Say ‘olive juice’ in front of mirror, without voice, and you’ll find the mouth gesture saying ‘I love you’. It can be use to fool people though.. hihi..


Berbicara mengenai cinta, pandangan kebanyakan adalah hubungan antara dua insan pria dan wanita yang saling mencintai, karena itu adalah sebuah pandngan yang sangat umum. Saya pribadi mengenai hal ini, akan mundur dan banyak bertanya kepada teman-teman yang sudah punya pasangan.

“What was it like?”, tanya saya. Kebanyakan dari mereka akan berkata biasa saja.

“What was it like, for the first time?”, saya ganti pertanyaan saya sebelumnya. Lalu mereka, akan mulai berfikir dalam.


Salah seorang teman saya berkata bahwa untuk pertama kalinya pacaran, adalah hal yang membahagiakan karena dia senang ada yang menyukainya. Tentu saja itu cinta monyet jaman SMP, dimana lingkungan pergaulan yang kejam membuat dirinya dikucilkan, dan lelaki itu lah yang menjadi kunci masuk ke gerbang perbedaan. Katanya, “Padahal gua dulu jelek banget , tapi ada yang naksir gua dan gua seneng..” Iya memang di fotonya dia buruk banget, dibandingkan sekarang yang total cantik.

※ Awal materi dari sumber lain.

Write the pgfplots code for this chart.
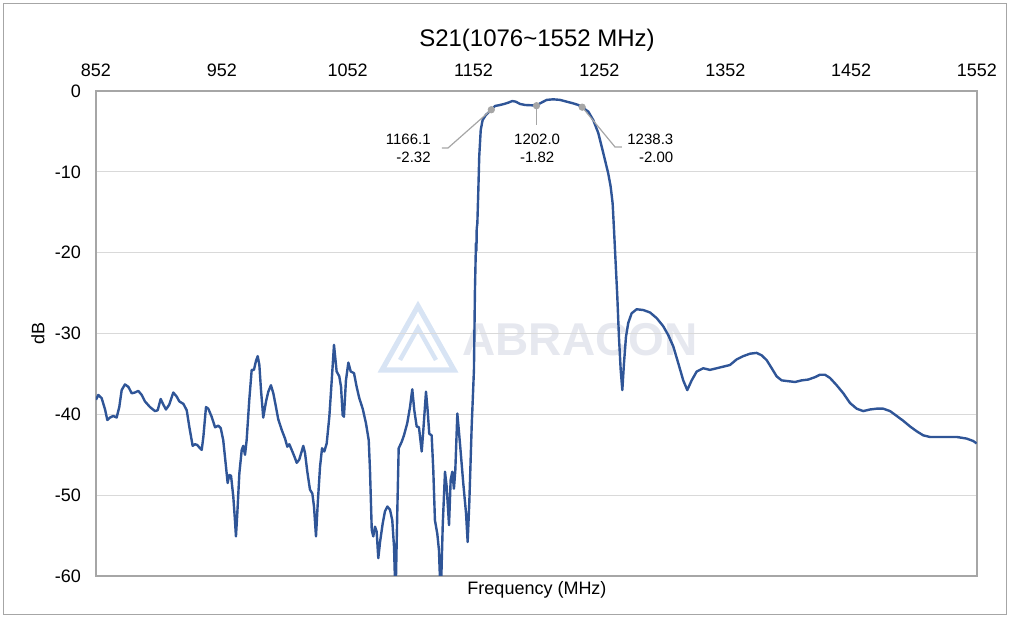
\documentclass[border=0pt]{standalone}
\usepackage{fontspec}
\setmainfont{Liberation Sans}
\usepackage{pgfplots}
\pgfplotsset{compat=1.18}
\definecolor{curve}{HTML}{2F5597}
\definecolor{wmtext}{HTML}{E6E8EF}
\definecolor{wmlogo}{HTML}{D8E4F4}
\definecolor{gridc}{HTML}{D9D9D9}
\definecolor{axisc}{HTML}{A6A6A6}
\begin{document}
\begin{tikzpicture}
\path[use as bounding box] (-48pt,-21.5pt) rectangle (457pt,288pt);
\draw[axisc, line width=0.5pt] (-46pt,-19.5pt) rectangle (455pt,286pt);
% watermark
\draw[wmlogo, line width=2.6pt, line join=miter] (143pt,103pt) -- (161pt,135pt) -- (179pt,103pt) -- cycle;
\draw[wmlogo, line width=2.2pt] (152pt,108pt) -- (161pt,124pt) -- (170pt,108pt);
\node[wmtext, font=\bfseries\fontsize{23}{23}\selectfont, inner sep=0pt] at (242pt,118pt) {ABRACON};
\begin{axis}[
  scale only axis, width=440.5pt, height=242.5pt,
  at={(0pt,0pt)}, anchor=south west,
  xmin=852, xmax=1552, ymin=-60, ymax=0,
  xtick={852,952,1052,1152,1252,1352,1452,1552},
  ytick={-60,-50,-40,-30,-20,-10,0},
  xticklabel pos=upper,
  major tick length=0pt,
  ymajorgrids, grid style={gridc, line width=0.6pt},
  axis line style={axisc, line width=0.6pt},
  ticklabel style={font=\fontsize{9}{10}\selectfont},
  /pgf/number format/assume math mode=true,
  /pgf/number format/1000 sep={},
  xticklabel style={yshift=3.5pt},
  yticklabel style={xshift=-4pt},
  clip=true,
]
\addplot[curve, line width=1.2pt, line join=round] coordinates {
(852.0,-38.2)(853.8,-37.6)(856.5,-38.0)(859.2,-39.4)(861.0,-40.7)(863.1,-40.4)(865.7,-40.2)(868.4,-40.4)
(870.5,-39.1)(872.4,-37.0)(875.0,-36.3)(877.7,-36.6)(880.4,-37.4)(883.0,-37.3)(885.6,-37.1)(888.3,-37.6)
(890.9,-38.4)(894.9,-39.1)(898.9,-39.6)(901.0,-39.5)(903.4,-38.1)(905.5,-38.8)(907.6,-39.4)(910.2,-38.8)
(913.4,-37.3)(916.1,-37.8)(918.2,-38.4)(921.4,-38.7)(924.1,-39.5)(926.1,-41.5)(928.8,-43.9)(930.7,-43.7)
(932.5,-43.8)(934.1,-44.1)(936.0,-44.4)(937.3,-42.8)(939.4,-39.1)(941.2,-39.3)(943.9,-40.3)(946.6,-41.6)
(949.2,-41.4)(951.1,-41.7)(953.1,-43.2)(955.3,-46.5)(956.6,-48.5)(957.9,-47.5)(959.3,-47.6)(961.1,-50.2)
(962.4,-53.1)(963.2,-55.1)(964.3,-52.2)(965.9,-47.3)(967.8,-44.4)(969.0,-43.9)(970.4,-45.0)(971.7,-43.2)
(973.8,-38.2)(975.7,-34.5)(977.5,-34.5)(979.1,-33.4)(980.5,-32.8)(981.8,-33.9)(983.1,-37.0)(984.9,-40.4)
(987.1,-38.4)(988.9,-37.2)(991.0,-36.4)(992.9,-37.4)(995.0,-39.1)(996.8,-40.6)(999.5,-41.9)(1002.2,-43.0)
(1004.0,-44.0)(1005.6,-43.7)(1007.5,-44.4)(1009.6,-45.2)(1011.5,-46.0)(1013.5,-45.6)(1015.4,-44.6)(1016.7,-43.9)
(1018.1,-44.8)(1019.9,-47.1)(1022.0,-49.3)(1023.9,-49.8)(1025.2,-51.4)(1026.8,-55.1)(1028.2,-51.0)(1030.0,-46.5)
(1031.6,-44.2)(1033.4,-44.6)(1035.3,-43.6)(1037.4,-40.3)(1039.3,-35.8)(1041.1,-31.4)(1043.2,-34.7)(1045.3,-35.3)
(1046.7,-36.6)(1048.0,-40.1)(1049.0,-40.3)(1050.6,-35.8)(1052.5,-33.6)(1054.4,-34.7)(1057.0,-34.9)(1059.1,-36.6)
(1061.2,-38.0)(1063.9,-39.3)(1066.5,-41.1)(1068.7,-43.2)(1069.7,-46.9)(1071.1,-54.3)(1072.3,-55.1)(1073.7,-53.9)
(1075.0,-54.5)(1076.3,-57.8)(1077.7,-55.8)(1079.8,-53.5)(1081.6,-52.0)(1083.5,-51.4)(1085.6,-51.8)(1087.4,-53.1)
(1088.8,-56.4)(1090.0,-63.0)(1091.4,-52.0)(1092.5,-44.2)(1094.9,-43.4)(1096.7,-42.6)(1099.3,-41.1)(1101.5,-39.1)
(1103.3,-36.9)(1104.9,-39.5)(1106.8,-41.5)(1108.6,-41.6)(1110.8,-44.6)(1112.1,-41.9)(1114.2,-37.2)(1115.5,-39.5)
(1116.8,-42.4)(1118.7,-42.6)(1120.0,-46.9)(1121.3,-53.1)(1123.2,-54.8)(1124.5,-56.8)(1125.9,-63.0)(1127.5,-53.7)
(1129.3,-47.1)(1130.6,-48.9)(1132.5,-53.7)(1133.8,-48.1)(1135.1,-47.1)(1136.4,-49.2)(1137.5,-46.9)(1139.1,-39.9)
(1141.2,-43.6)(1143.8,-48.5)(1146.0,-52.2)(1147.3,-55.8)(1148.6,-51.0)(1150.5,-41.5)(1152.3,-34.5)(1153.1,-24.6)
(1153.9,-18.8)(1154.3,-19.8)(1154.5,-17.0)(1155.0,-16.4)(1155.8,-12.2)(1156.5,-8.1)(1157.7,-4.8)(1159.2,-3.6)
(1161.6,-3.0)(1166.1,-2.32)(1169.0,-1.86)(1173.0,-1.73)(1176.4,-1.6)(1179.6,-1.44)(1182.8,-1.24)(1185.5,-1.32)
(1188.9,-1.6)(1192.9,-1.73)(1199.5,-1.78)(1202.0,-1.82)(1204.8,-1.53)(1210.1,-1.1)(1215.3,-1.03)(1220.7,-1.1)
(1226.0,-1.32)(1231.2,-1.53)(1235.2,-1.73)(1238.3,-2.00)(1243.2,-2.56)(1247.1,-3.6)(1251.1,-5.2)(1255.1,-7.7)
(1259.0,-10.2)(1260.9,-11.8)(1262.5,-13.9)(1263.6,-17.2)(1264.9,-21.3)(1266.2,-25.4)(1267.5,-30.4)(1268.9,-34.5)
(1270.2,-37.0)(1271.5,-33.7)(1273.1,-30.4)(1274.9,-28.7)(1277.6,-27.5)(1281.6,-27.0)(1286.9,-27.1)(1292.2,-27.4)
(1297.5,-28.1)(1302.7,-29.1)(1306.7,-30.2)(1310.7,-31.6)(1314.7,-33.7)(1318.6,-35.8)(1321.8,-37.0)(1325.3,-35.8)
(1329.3,-34.7)(1334.5,-34.3)(1339.8,-34.5)(1345.2,-34.3)(1350.4,-34.1)(1355.7,-33.9)(1361.1,-33.2)(1366.3,-32.8)
(1371.6,-32.5)(1376.9,-32.4)(1380.9,-32.7)(1384.9,-33.3)(1388.9,-34.3)(1392.8,-35.3)(1396.8,-35.8)(1402.1,-35.9)
(1407.4,-36.0)(1412.7,-35.8)(1417.9,-35.7)(1423.3,-35.4)(1427.2,-35.1)(1431.2,-35.1)(1435.2,-35.5)(1440.5,-36.4)
(1445.8,-37.4)(1451.1,-38.6)(1456.4,-39.3)(1461.6,-39.6)(1467.0,-39.4)(1472.3,-39.3)(1477.5,-39.3)(1482.9,-39.6)
(1488.2,-40.2)(1493.4,-40.8)(1498.8,-41.5)(1504.1,-42.1)(1509.3,-42.6)(1514.6,-42.8)(1520.0,-42.8)(1527.9,-42.8)
(1535.9,-42.8)(1543.8,-43.0)(1549.0,-43.3)(1551.7,-43.6)
};
\draw[axisc, line width=0.6pt] (axis cs:1166.1,-2.32) -- (axis cs:1131.7,-7.05) -- (axis cs:1126.9,-7.05);
\draw[axisc, line width=0.6pt] (axis cs:1202.0,-1.82) -- (axis cs:1202.0,-4.2);
\draw[axisc, line width=0.6pt] (axis cs:1238.3,-2.00) -- (axis cs:1264.4,-6.93) -- (axis cs:1269.9,-6.93);
\addplot[only marks, mark=*, mark size=1.6pt, color=axisc] coordinates {(1166.1,-2.32)(1202.0,-1.82)(1238.3,-2.00)};
\node[anchor=east, align=right, inner sep=0pt, font=\fontsize{7.5}{8.7}\selectfont] at (axis cs:1118.2,-7.11) {1166.1\\-2.32};
\node[anchor=center, align=center, inner sep=0pt, font=\fontsize{7.5}{8.7}\selectfont] at (axis cs:1202.5,-7.11) {1202.0\\-1.82};
\node[anchor=west, align=right, inner sep=0pt, font=\fontsize{7.5}{8.7}\selectfont] at (axis cs:1273.9,-7.11) {1238.3\\-2.00};
\end{axis}
\node[font=\fontsize{12}{14}\selectfont] at (220.5pt,268pt) {S21(1076\textasciitilde1552 MHz)};
\node[font=\fontsize{9}{10}\selectfont] at (220.5pt,-7pt) {Frequency (MHz)};
\node[rotate=90, font=\fontsize{9}{10}\selectfont] at (-29pt,121.25pt) {dB};
\end{tikzpicture}
\end{document}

Lain lagi satu teman saya yang baru pertama kali pacaran ketika kuliah tingkat 3. Kontan kehidupan pertemanannya hancur karena perhatian dipusatkan kepada si laki-laki itu, yang akhirnya juga: putus. Ah.. Dia pernah memberi wejangan sama saya: “Jangan lupakan teman, fit..” Saya manggut-manggut, ikut merasakan pengabdian yang besar kepada pacar dengan resiko mengorbankan pertemanan.

Jangan korbankan pertemanan sedemikian erat hanya karena satu orang pacar.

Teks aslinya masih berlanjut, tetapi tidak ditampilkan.